When evaluating if you want to live or work in the U.S., you may enter temporarily on a visitor visa or if you are from one of the countries participating in the Visa Waiver Program (VWP) you may be able to apply for ESTA, or the Electronic System for Travel Authorization. There are a few critical differences between the two programs. Visitor’s visas typically allow an individual to enter the country for up to 6 months at a time and another 6-month extension may be possible. The Visa Waiver Program or ESTA only allows approved travelers to enter the U.S. for up to 90 days for tourism, conferences, or business meetings. Individuals traveling under ESTA are also not eligible to adjust or change status. The strategies below would require ESTA travelers to depart the country and apply for the appropriate visa type. Some visitor’s visa holders may be able to change their status to participate in the below activities.
Enroll in School
When considering your immigration pathway in the U.S., an immigration attorney can help you craft an actionable plan even before you apply for a visa. The United States is attractive to those looking to further their education, but a student visa is typically required. When you consider higher education, you must demonstrate that you have enough funds to cover your tuition and living expenses for the duration of the program listed on your I-20, a document provided by the school to utilize when you apply for a student visa.
Individuals can typically study under three visa programs:
- F-1 student visa – academic studies
- University or college
- High school
- Private elementary school
- Another academic institution, including a language training program
- M-1 student visa – vocational studies
- Vocational or other recognized nonacademic institution
- Does not include language training programs
- J-1 exchange visitor – approved exchange programs
- Au pair and EduCare
- Camp Counselor
- Government Visitor
- International Visitor (Dept. of State use)

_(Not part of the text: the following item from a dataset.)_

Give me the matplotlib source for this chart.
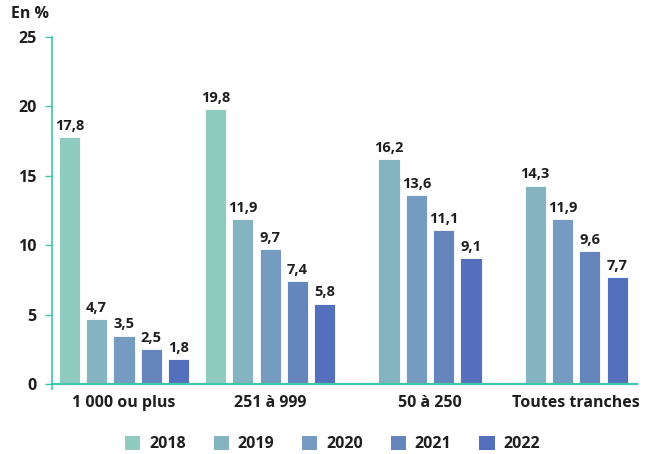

- Professor and Research Scholar
- Short-term Scholar
- Student, college/university
- Student, secondary
- Summer Work Travel
Certain short-term recreational courses that are not for credit toward a degree or academic certificate may be undertaken utilizing a visitor visa. You should check with your immigration attorney and Designated School Official to determine which visa is appropriate.
Secure a Job
If you have a job waiting for you in the U.S., your chances of qualifying for a visa increase exponentially. Whether you apply for a job at a new company or the current company you work for offers you a transfer to an American location, you may be eligible for a temporary visa (such as H-1B, L-1A, L-1B, O-1, or P-1) or the employer may sponsor you for permanent residence, or a “green card” (EB-1, EB-2, or EB-3). Employment-based categories are based on your experience and education levels. If you have special knowledge or expertise, you may be able to self-petition for a green card without an official job offer in hand. Contact an immigration attorney to explore how your background may qualify.
Start a Business
The United States values economic contributions, so opening a business on American soil that can provide jobs for U.S. workers is another way to enter the U.S. on a temporary or permanent visa. Some countries may be eligible by treaty for a temporary visa (E-1 or E-2) to start up and direct a business. Individuals from all countries may apply for an EB-5 investor visa by making a minimum investment in a new U.S. entity and can sufficiently demonstrate plans to hire at least 10 U.S. workers. Your spouse and children under the age of 21 can also earn permanent residence through the primary investor’s application.